= Glacier Montanvert =

Portion of the Mer de Glace glacier

Glacier Montanvert was the common name in the 18th century for a portion of the Alps glacier, now known as Mer de Glace, on the northern slopes of the Mont Blanc massif. Alternative spellings of Montanvert include Montainvert and Montvers. The Glacier Montanvert was a popular tourist destination of European travellers and is referenced in numerous travel writings and novels of the time.

==In literature==

===South-eastern France including Corsica: handbook for travellers by Karl Baedeker===
- Travel writer Karl Baedeker includes Montanvert in his 1898 travel guide South-eastern France including Corsica: handbook for travellers. In his guide Bauedeker suggests visitors to Chamonix devote at least one day to ascending the Montanvert and to crossing the Mer de Glace, a journey he claims takes about four hours. Baedeker describes Montanvert as,
"an eminence on the E. side of the valley, is visited for the view is affords of the vast ‘sea of ice’ which fills the highest basins of the Mont Blanc chain in three branches…and descends into the valley in a huge stream of ice, about 4 ½ M. long and ½-1 ¼ M. broad, called the Mer de Glace above the Montanvert and the Glacier des Bois below it."

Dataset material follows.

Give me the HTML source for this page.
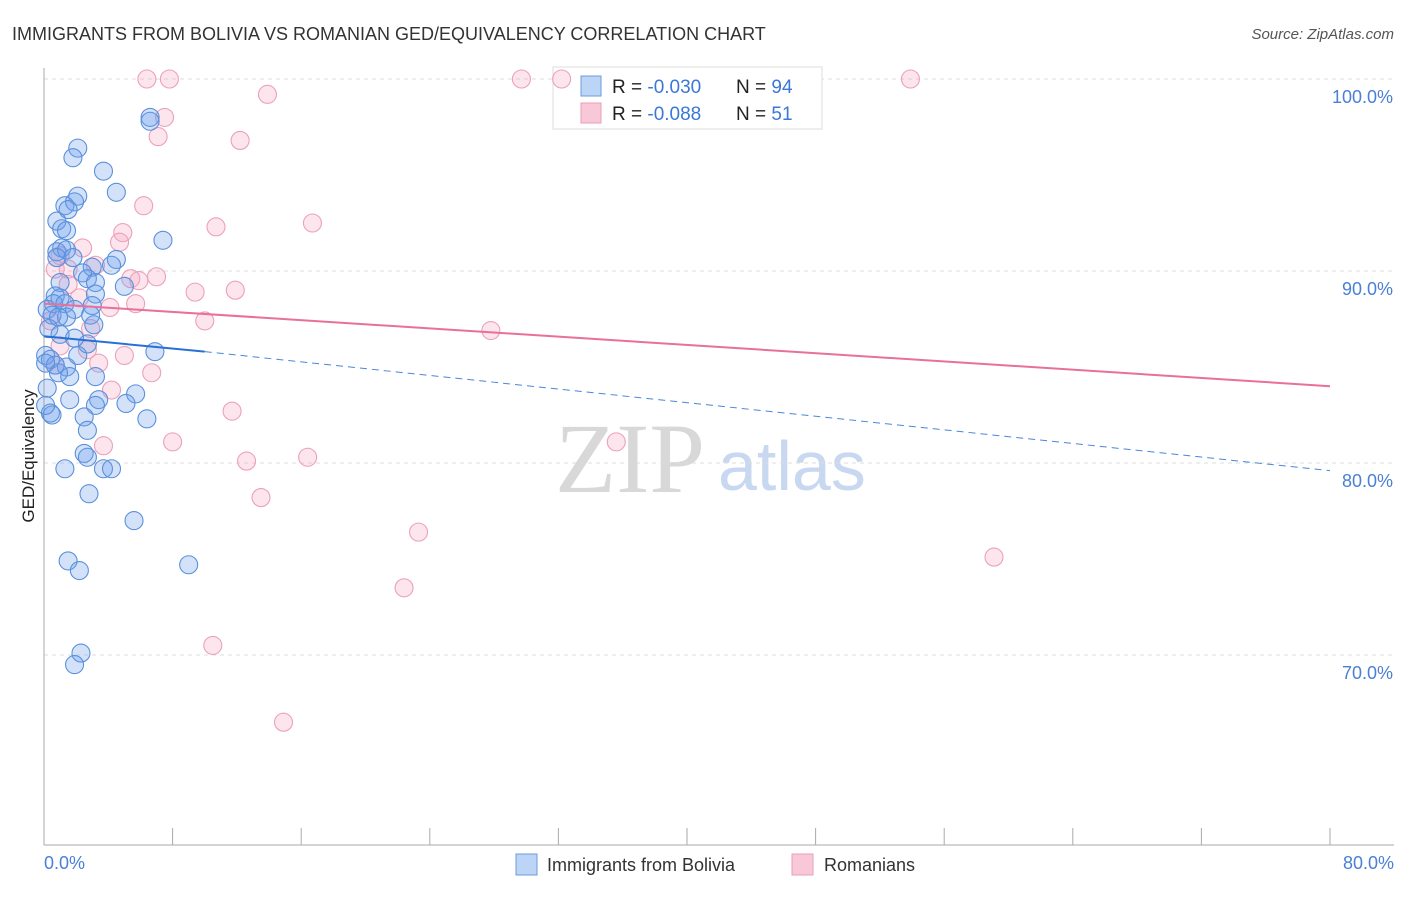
<!DOCTYPE html>
<html><head><meta charset="utf-8"><style>
body{margin:0;background:#fff;font-family:"Liberation Sans",sans-serif;}
</style></head><body>
<svg width="1406" height="892" xmlns="http://www.w3.org/2000/svg" id="chart">
<text x="12" y="40" font-size="18" fill="#333">IMMIGRANTS FROM BOLIVIA VS ROMANIAN GED/EQUIVALENCY CORRELATION CHART</text>
<text x="1394" y="39" font-size="15" fill="#555" font-style="italic" text-anchor="end">Source: ZipAtlas.com</text>
<text x="555" y="492" font-size="100" fill="#d8d8d8" font-family="Liberation Serif,serif">ZIP</text>
<text x="718" y="490" font-size="70" fill="#c8d8f0">atlas</text>
<g id="grid"></g>
<g id="axes"></g>
<g>
<rect x="553" y="67" width="269" height="62" fill="#fff" stroke="#ddd"/>
<rect x="581" y="76" width="20" height="20" fill="#bcd4f5" stroke="#6a9be0"/>
<rect x="581" y="103" width="20" height="20" fill="#f9c8d8" stroke="#eb9cb8"/>
<text x="612" y="93" font-size="19" fill="#222">R = <tspan fill="#3a78d6">-0.030</tspan><tspan x="736">N = </tspan><tspan fill="#3a78d6">94</tspan></text>
<text x="612" y="120" font-size="19" fill="#222">R = <tspan fill="#3a78d6">-0.088</tspan><tspan x="736">N = </tspan><tspan fill="#3a78d6"> 51</tspan></text>
</g>
<g id="pts"></g>
<g id="trend"></g>
<text transform="translate(34,456) rotate(-90)" font-size="17" fill="#222" text-anchor="middle">GED/Equivalency</text>
<text x="44" y="869" font-size="18" fill="#4a7fd6">0.0%</text>
<text x="1394" y="869" font-size="18" fill="#4a7fd6" text-anchor="end">80.0%</text>
<g>
<rect x="516" y="854" width="21" height="21" fill="#bcd4f5" stroke="#6a9be0"/>
<text x="547" y="871" font-size="18" fill="#333">Immigrants from Bolivia</text>
<rect x="792" y="854" width="21" height="21" fill="#f9c8d8" stroke="#eb9cb8"/>
<text x="824" y="871" font-size="18" fill="#333">Romanians</text>
</g>
</svg>
<script>
const yTicks=[100,90,80,70];
const xTicks=[0,8,16,24,32,40,48,56,64,72,80];
const blueX=[6.6,6.6,2.1,1.8,3.7,4.5,2.1,1.3,1.9,1.5,0.8,1.1,1.4,7.4,1.1,0.8,1.4,0.8,1.8,4.5,4.2,3.0,2.4,2.7,3.2,5.0,1.0,3.2,0.7,1.0,0.6,1.3,3.0,0.2,1.9,0.5,1.4,0.9,2.9,3.1,0.3,1.0,1.9,2.7,6.9,2.1,0.1,0.4,1.4,0.7,1.6,3.2,0.9,0.2,5.7,1.6,3.4,5.1,3.2,0.4,0.5,2.5,6.4,2.7,2.5,2.7,3.7,4.2,1.3,2.8,5.6,1.5,2.2,9.0,2.3,1.9,0.1,0.1];
const blueY=[98.0,97.8,96.4,95.9,95.2,94.1,93.9,93.4,93.6,93.2,92.6,92.2,92.1,91.6,91.2,91.0,91.1,90.7,90.7,90.6,90.3,90.2,89.9,89.6,89.4,89.2,89.4,88.8,88.7,88.6,88.3,88.3,88.2,88.0,88.0,87.7,87.6,87.6,87.7,87.2,87.0,86.7,86.5,86.2,85.8,85.6,85.6,85.4,85.0,85.1,84.5,84.5,84.7,83.9,83.6,83.3,83.3,83.1,83.0,82.6,82.5,82.4,82.3,81.7,80.5,80.3,79.7,79.7,79.7,78.4,77.0,74.9,74.4,74.7,70.1,69.5,83.0,85.2];
const pinkX=[6.4,7.8,29.7,32.2,53.9,13.9,7.5,7.1,12.2,6.2,16.7,10.7,4.9,4.7,2.4,1.0,3.2,0.7,1.5,7.0,5.4,5.9,1.5,11.9,9.4,2.2,5.7,4.1,10.0,2.9,27.8,1.0,2.7,5.0,3.4,6.7,4.2,11.7,8.0,3.7,35.6,12.6,16.4,13.5,23.3,59.1,22.4,10.5,14.9,0.4,0.7];
const pinkY=[100,100,100,100,100,99.2,98.0,97.0,96.8,93.4,92.5,92.3,92.0,91.5,91.2,90.8,90.3,90.1,90.1,89.7,89.6,89.5,89.3,89.0,88.9,88.6,88.3,88.1,87.4,87.0,86.9,86.1,85.9,85.6,85.2,84.7,83.8,82.7,81.1,80.9,81.1,80.1,80.3,78.2,76.4,75.1,73.5,70.5,66.5,87.4,85.1];
const blueTrend=[0,86.6,10,85.8,80,79.6];
const pinkTrend=[0,88.3,80,84.0];
const NS="http://www.w3.org/2000/svg";
const sx=v=>44+v*(1286/80);
const sy=v=>79+(100-v)*19.2;
function mk(tag,attrs,parent){const e=document.createElementNS(NS,tag);for(const k in attrs)e.setAttribute(k,attrs[k]);document.getElementById(parent).appendChild(e);return e;}
yTicks.forEach(t=>{
 const l=mk('line',{x1:44,x2:1394,y1:sy(t),y2:sy(t),stroke:'#ddd','stroke-dasharray':'4,4'},'grid');
 
 
 const tx=mk('text',{x:1393,y:sy(t)+24,'font-size':18,fill:'#4a7fd6','text-anchor':'end'},'grid');
 tx.textContent=t.toFixed(1)+'%';
 
 
});
const ax=mk('line',{x1:44,x2:44,y1:68,y2:845,stroke:'#aaa'},'axes');


const bx=mk('line',{x1:44,x2:1394,y1:845,y2:845,stroke:'#aaa'},'axes');


xTicks.forEach(t=>{
 const l=mk('line',{x1:sx(t),x2:sx(t),y1:828,y2:845,stroke:'#aaa'},'axes');
 
 
});
function pts(X,Y,fill,stroke,name){
 X.forEach((x,i)=>{
  const c=mk('circle',{cx:sx(x),cy:sy(Y[i]),r:9,fill:fill,stroke:stroke,'stroke-width':1.1},'pts');
  
  
 });
}
pts(pinkX,pinkY,'rgba(245,160,190,0.28)','#eda0ba','point-romanians');
pts(blueX,blueY,'rgba(110,160,235,0.3)','#5a90dc','point-bolivia');
let l1=mk('line',{x1:sx(blueTrend[0]),y1:sy(blueTrend[1]),x2:sx(blueTrend[2]),y2:sy(blueTrend[3]),stroke:'#2a6fd6','stroke-width':2},'trend');


let l2=mk('line',{x1:sx(blueTrend[2]),y1:sy(blueTrend[3]),x2:sx(blueTrend[4]),y2:sy(blueTrend[5]),stroke:'#4a86d8','stroke-width':1,'stroke-dasharray':'7,5'},'trend');


let l3=mk('line',{x1:sx(pinkTrend[0]),y1:sy(pinkTrend[1]),x2:sx(pinkTrend[2]),y2:sy(pinkTrend[3]),stroke:'#e8709a','stroke-width':2},'trend');


</script>
</body></html>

===Voyages Dans les Alpes, Précédés d’un Essai sur l’Histoire Naturelle des Environs de Geneve by Horace-Bénedict De Saussure ===
- In 1786 Horace-Bénédict de Saussure published in French a collection of travel writings titled Voyages Dans les Alpes, Précédés d’un Essai sur l’Histoire Naturelle des Environs de Geneve (Travels in the Alps, Preceded by an essay on the natural history of Geneva and the surrounding area) in which he mentions Montanvert numerous times. De Saussure explains the popularity of Montanvert is a result of the magnificent views it affords of the Mer de Glace and the surrounding mountains. The view from Montanvert encompasses the Chamonix valley, the Arve river, many villages surrounded by trees and well cultivated fields.

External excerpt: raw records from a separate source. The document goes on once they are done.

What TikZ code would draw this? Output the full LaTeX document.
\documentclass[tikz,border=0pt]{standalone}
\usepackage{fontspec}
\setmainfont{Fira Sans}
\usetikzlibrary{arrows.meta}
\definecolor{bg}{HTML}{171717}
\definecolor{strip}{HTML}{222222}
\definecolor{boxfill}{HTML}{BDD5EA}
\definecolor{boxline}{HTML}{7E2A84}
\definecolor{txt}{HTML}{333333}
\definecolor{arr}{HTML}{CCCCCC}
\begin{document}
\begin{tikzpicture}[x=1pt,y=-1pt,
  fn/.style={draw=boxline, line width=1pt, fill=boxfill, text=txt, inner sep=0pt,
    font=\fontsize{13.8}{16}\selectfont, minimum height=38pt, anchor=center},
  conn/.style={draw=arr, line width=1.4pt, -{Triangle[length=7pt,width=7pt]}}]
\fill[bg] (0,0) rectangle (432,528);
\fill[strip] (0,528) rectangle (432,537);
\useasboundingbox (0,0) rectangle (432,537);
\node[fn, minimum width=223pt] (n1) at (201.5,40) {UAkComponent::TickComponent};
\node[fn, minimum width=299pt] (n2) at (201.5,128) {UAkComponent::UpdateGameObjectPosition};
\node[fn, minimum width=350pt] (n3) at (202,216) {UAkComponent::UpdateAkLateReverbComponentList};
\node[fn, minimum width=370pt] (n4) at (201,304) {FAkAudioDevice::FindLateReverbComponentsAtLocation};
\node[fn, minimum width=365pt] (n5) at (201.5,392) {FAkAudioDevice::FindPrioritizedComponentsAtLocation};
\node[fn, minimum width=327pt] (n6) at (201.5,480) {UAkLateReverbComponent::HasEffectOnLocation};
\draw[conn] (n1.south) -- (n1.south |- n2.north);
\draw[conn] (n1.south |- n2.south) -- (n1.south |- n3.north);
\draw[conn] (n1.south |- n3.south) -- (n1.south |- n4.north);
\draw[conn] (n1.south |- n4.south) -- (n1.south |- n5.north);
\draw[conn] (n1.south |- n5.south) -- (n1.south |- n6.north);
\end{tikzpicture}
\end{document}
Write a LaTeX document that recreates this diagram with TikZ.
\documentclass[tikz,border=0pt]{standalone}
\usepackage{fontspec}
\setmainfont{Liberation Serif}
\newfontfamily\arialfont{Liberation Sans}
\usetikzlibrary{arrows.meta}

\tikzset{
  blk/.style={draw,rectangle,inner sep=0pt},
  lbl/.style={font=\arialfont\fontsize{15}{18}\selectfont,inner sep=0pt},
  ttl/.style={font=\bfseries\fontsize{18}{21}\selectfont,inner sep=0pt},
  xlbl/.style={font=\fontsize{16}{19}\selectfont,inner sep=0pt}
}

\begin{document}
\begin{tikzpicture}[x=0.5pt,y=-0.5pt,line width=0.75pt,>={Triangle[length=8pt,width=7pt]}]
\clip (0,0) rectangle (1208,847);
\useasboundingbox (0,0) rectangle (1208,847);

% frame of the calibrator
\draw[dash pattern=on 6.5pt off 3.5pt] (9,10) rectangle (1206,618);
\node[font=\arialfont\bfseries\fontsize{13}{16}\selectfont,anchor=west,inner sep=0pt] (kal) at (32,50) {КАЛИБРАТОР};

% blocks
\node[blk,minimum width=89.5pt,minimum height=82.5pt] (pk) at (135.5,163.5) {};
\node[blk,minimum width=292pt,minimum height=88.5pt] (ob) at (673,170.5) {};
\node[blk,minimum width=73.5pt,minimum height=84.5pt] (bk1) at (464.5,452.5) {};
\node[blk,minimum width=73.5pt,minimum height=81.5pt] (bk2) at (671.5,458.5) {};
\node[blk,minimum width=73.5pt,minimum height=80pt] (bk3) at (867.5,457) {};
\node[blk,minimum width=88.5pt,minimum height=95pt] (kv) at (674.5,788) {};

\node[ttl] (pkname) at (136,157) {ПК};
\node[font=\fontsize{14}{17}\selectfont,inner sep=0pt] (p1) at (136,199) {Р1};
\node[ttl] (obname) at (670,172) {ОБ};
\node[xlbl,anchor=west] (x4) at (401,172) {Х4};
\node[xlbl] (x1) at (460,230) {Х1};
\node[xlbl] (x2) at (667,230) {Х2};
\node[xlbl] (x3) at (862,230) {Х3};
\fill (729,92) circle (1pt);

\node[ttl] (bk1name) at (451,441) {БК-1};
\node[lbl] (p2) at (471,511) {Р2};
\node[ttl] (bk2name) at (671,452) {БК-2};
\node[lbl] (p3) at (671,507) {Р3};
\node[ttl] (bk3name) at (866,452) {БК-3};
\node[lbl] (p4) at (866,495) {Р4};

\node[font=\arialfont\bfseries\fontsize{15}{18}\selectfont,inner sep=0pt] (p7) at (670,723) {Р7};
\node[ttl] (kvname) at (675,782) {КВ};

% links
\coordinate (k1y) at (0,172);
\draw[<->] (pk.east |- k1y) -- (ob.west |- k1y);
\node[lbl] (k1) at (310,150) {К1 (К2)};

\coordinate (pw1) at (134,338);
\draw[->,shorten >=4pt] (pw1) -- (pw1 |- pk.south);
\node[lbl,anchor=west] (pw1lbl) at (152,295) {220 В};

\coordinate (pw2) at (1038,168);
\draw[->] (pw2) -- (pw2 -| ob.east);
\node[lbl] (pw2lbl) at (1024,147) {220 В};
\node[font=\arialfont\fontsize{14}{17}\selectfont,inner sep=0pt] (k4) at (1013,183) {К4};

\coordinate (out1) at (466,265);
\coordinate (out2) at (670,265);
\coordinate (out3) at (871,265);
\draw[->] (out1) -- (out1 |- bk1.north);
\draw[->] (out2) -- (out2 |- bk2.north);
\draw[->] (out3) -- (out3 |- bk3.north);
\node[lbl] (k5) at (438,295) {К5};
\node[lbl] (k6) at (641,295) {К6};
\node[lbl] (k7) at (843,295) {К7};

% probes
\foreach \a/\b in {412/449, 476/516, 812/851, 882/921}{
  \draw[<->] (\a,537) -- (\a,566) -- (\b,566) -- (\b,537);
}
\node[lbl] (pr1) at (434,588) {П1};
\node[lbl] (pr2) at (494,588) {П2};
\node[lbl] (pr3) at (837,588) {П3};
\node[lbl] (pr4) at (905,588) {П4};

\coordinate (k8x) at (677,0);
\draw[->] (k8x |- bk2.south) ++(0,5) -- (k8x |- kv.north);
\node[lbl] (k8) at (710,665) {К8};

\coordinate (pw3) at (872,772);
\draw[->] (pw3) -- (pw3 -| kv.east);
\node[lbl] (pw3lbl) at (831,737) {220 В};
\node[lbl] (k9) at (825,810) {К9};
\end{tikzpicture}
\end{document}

===The Journals of Anne Lister and Ann Walker===
- Unpublished, but now available to the public, Anne Lister describes her visit to Montanvert & Mer de Glace on Saturday, 5 July 1834:
"fine morning F. 62 at 5 35/ ... at Montanvert at 11 - walked about 1/2 way and rode about 1/2 the way up ... went about a hundred yards on the mer de glace Adney [Ann] between the 2 guides - as far as people usually do go - in returning, went to the damp, low cave (in the style of Gollis but sunk 2 steps instead of even with the ground) where Pocock and Windham slept, on discovering the valley of Chamouni [sic] and mer de glace - on the stone or rock forming the roof of the cave is cut in large reddened letters "Pocock et WIndham 1747" - an hour at the mer de glace etc. -"
- It is also briefly mentioned in the Journal of her wife Ann Walker, for the same date:
"Went to Montanvert, & on to the Mer de Glace, where I picked up a little rain before we got down from the Mountain."

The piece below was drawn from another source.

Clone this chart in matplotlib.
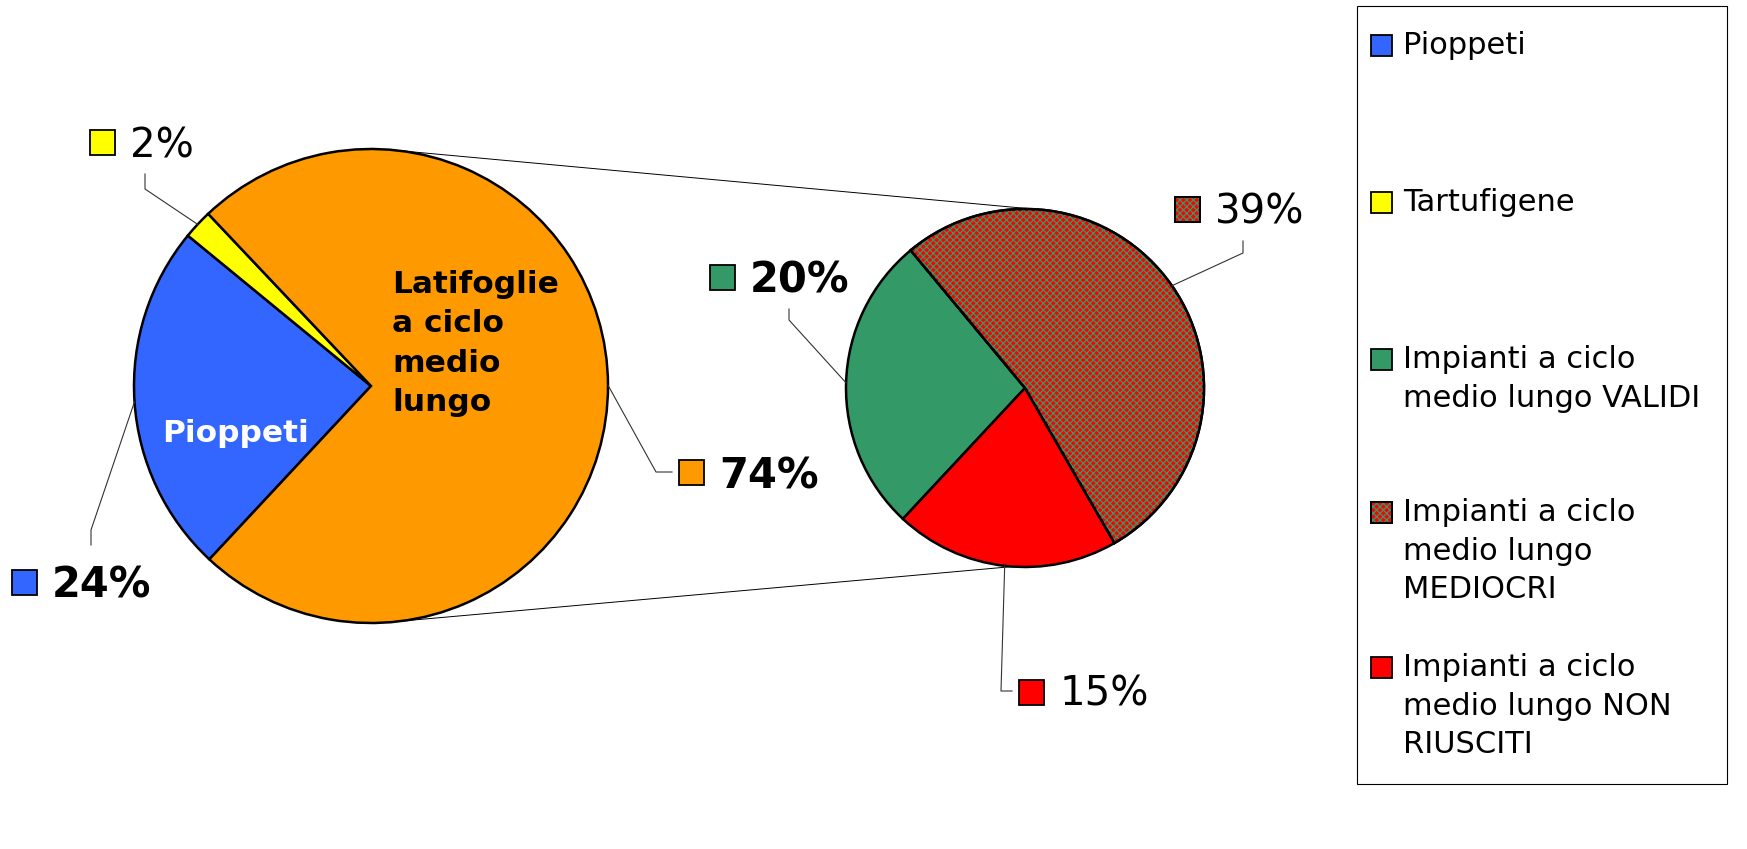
import numpy as np
import matplotlib.pyplot as plt
from matplotlib.patches import Rectangle, Wedge

W, H = 1747, 849

# data
main_labels = ['Pioppeti', 'Tartufigene', 'Latifoglie\na ciclo\nmedio\nlungo']
main_values = [24, 2, 74]
main_colors = ['#3366FF', '#FFFF00', '#FF9900']

sub_labels = ['VALIDI', 'MEDIOCRI', 'NON RIUSCITI']
sub_values = [20, 39, 15]
sub_colors = ['#339966', '#FF0000', '#FF0000']
hatch_green = '#339966'

legend_labels = ['Pioppeti', 'Tartufigene',
                 'Impianti a ciclo\nmedio lungo VALIDI',
                 'Impianti a ciclo\nmedio lungo\nMEDIOCRI',
                 'Impianti a ciclo\nmedio lungo NON\nRIUSCITI']

plt.rcParams['font.family'] = ['DejaVu Sans']
plt.rcParams['hatch.linewidth'] = 0.9
HATCH = 'xxxxx'


def yy(y):
    # pixel row (from top) -> data y
    return H - y


fig = plt.figure(figsize=(W / 100, H / 100), dpi=100)
ax = fig.add_axes([0, 0, 1, 1])

# main pie
c1, r1 = (371, yy(386)), 237
w1, _ = ax.pie(main_values, colors=main_colors, startangle=227, counterclock=False,
               center=c1, radius=r1, frame=True,
               wedgeprops=dict(edgecolor='black', linewidth=1.8))

# second pie (breakdown of Latifoglie)
c2, r2 = (1025, yy(388)), 179
w2, _ = ax.pie(sub_values, colors=sub_colors, startangle=227, counterclock=False,
               center=c2, radius=r2, frame=True,
               wedgeprops=dict(edgecolor='black', linewidth=1.8))
wm = w2[1]
ax.add_patch(Wedge(wm.center, wm.r, wm.theta1, wm.theta2, facecolor='none',
                   edgecolor=hatch_green, linewidth=0, hatch=HATCH, zorder=wm.get_zorder() + 0.01))
ax.add_patch(Wedge(wm.center, wm.r, wm.theta1, wm.theta2, facecolor='none',
                   edgecolor='black', linewidth=1.8, zorder=wm.get_zorder() + 0.02))


def on_circle(c, r, ang):
    a = np.deg2rad(ang)
    return c[0] + r * np.cos(a), c[1] + r * np.sin(a)


# connector lines between the pies
for a1, a2 in [(83.5, 86.5), (-83, -94)]:
    p1 = on_circle(c1, r1, a1)
    p2 = on_circle(c2, r2, a2)
    ax.plot([p1[0], p2[0]], [p1[1], p2[1]], color='black', lw=0.7, zorder=0)

# labels inside the main pie
ax.text(162, yy(442), main_labels[0], color='white', fontsize=22.5, fontweight='bold',
        ha='left', va='baseline')
ax.text(392, yy(270), main_labels[2], color='black', fontsize=22.5, fontweight='bold',
        ha='left', va='top', linespacing=1.45)


def mid_angle(w):
    return (w.theta1 + w.theta2) / 2


def square(x, y, size, color, hatched=False):
    ax.add_patch(Rectangle((x - size / 2, yy(y) - size / 2), size, size, facecolor=color,
                           edgecolor='black', linewidth=1.3, zorder=5))
    if hatched:
        ax.add_patch(Rectangle((x - size / 2, yy(y) - size / 2), size, size, facecolor='none',
                               edgecolor=hatch_green, linewidth=0, hatch=HATCH, zorder=5.1))
        ax.add_patch(Rectangle((x - size / 2, yy(y) - size / 2), size, size, facecolor='none',
                               edgecolor='black', linewidth=1.3, zorder=5.2))


# percentage labels: (wedge, value, colour, hatched, square centre, text x, baseline, bold, leader elbow)
pct_labels = [
    (w1[1], main_values[1], main_colors[1], False, (102.5, 142.5), 130, 157, False, [(145, 174), (145, 189)]),
    (w1[0], main_values[0], main_colors[0], False, (24.5, 582), 52, 597, True, [(91, 545), (91, 530)]),
    (w1[2], main_values[2], main_colors[2], False, (692, 472), 719, 488, True, [(672, 472), (656, 472)]),
    (w2[0], sub_values[0], sub_colors[0], False, (722.5, 277.5), 750, 292, True, [(789, 309), (789, 320)]),
    (w2[1], sub_values[1], sub_colors[1], True, (1187.5, 209), 1215, 223, False, [(1243, 241), (1243, 253)]),
    (w2[2], sub_values[2], sub_colors[2], False, (1032, 692), 1060, 706, False, [(1012, 691), (1001, 691)]),
]
for w, v, col, hat, sq, tx, base, bold, elbow in pct_labels:
    square(sq[0], sq[1], 25, col, hat)
    ax.text(tx, yy(base), f'{v}%', fontsize=30 if bold else 29,
            fontweight='bold' if bold else 'normal',
            ha='left', va='baseline', zorder=6)
    px, py = on_circle(w.center, w.r, mid_angle(w))
    xs = [p[0] for p in elbow] + [px]
    ys = [yy(p[1]) for p in elbow] + [py]
    ax.plot(xs, ys, color='#333333', lw=0.8, zorder=4)

# legend box
ax.add_patch(Rectangle((1357, yy(784)), 370, 778, facecolor='white', edgecolor='black',
                       linewidth=0.8, zorder=3))
leg_colors = [main_colors[0], main_colors[1], sub_colors[0], sub_colors[1], sub_colors[2]]
leg_hatch = [False, False, False, True, False]
leg_tops = [33, 190, 347, 500, 655]
for lab, col, hat, top in zip(legend_labels, leg_colors, leg_hatch, leg_tops):
    square(1381.5, top + 12, 21, col, hat)
    ax.text(1403, yy(top - 2), lab, fontsize=22, ha='left', va='top', linespacing=1.42, zorder=6)

ax.set_xlim(0, W)
ax.set_ylim(0, H)
ax.set_aspect('equal')
ax.axis('off')

fig.savefig('out.png', dpi=100, facecolor='white')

===Lettres d’un Voyageur Anglois sur la France, la Suisse et ’Allemagne by John Moore===
- In 1781 John Moore published (in French) a collection of travel writings titled Lettres d’un Voyageur Anglois sur la France, la Suisse et ’Allemagne (Letters from an English traveler on France, Switzerland and Germany) in which he recounts ascending Montanvert a journey of four hours that Moore claims could not be more beautiful. Moore describes the Mer de Glace as a sea agitated by a storm whose waves are all of a sudden stopped and fixed by a strong sudden freeze.
Frankenstein
Victor goes to Montanvert and meets his monster there, where it demands that he make a female creature for him.

===The Romance of the Forest by Ann Radcliffe===
- In Ann Radcliffe's 1791 gothic novel The Romance of the Forest, the heroine visits the glacier of Montanvert while in Switzerland.

===Other references in literature===
- In the 1776 collection of travel writings by Marc Theodore Bourrit titled A relation of a journey to the glaciers in the Duchy of Savoy.
- In the 1791 collection of travel writings by William Coxe titled Travels in Switzerland, and in the country of the Grisons: in a series of letters to William Melmoth.
- In the 1796 collection of travel writings by John Owen titled Travels into different parts of Europe, in the years 1791 and 1792, with familiar remarks on places-men-and manners.
- In the 1818 gothic novel Frankenstein by Mary Shelley in which Victor Frankenstein ascends Montanvert where he meets his creation.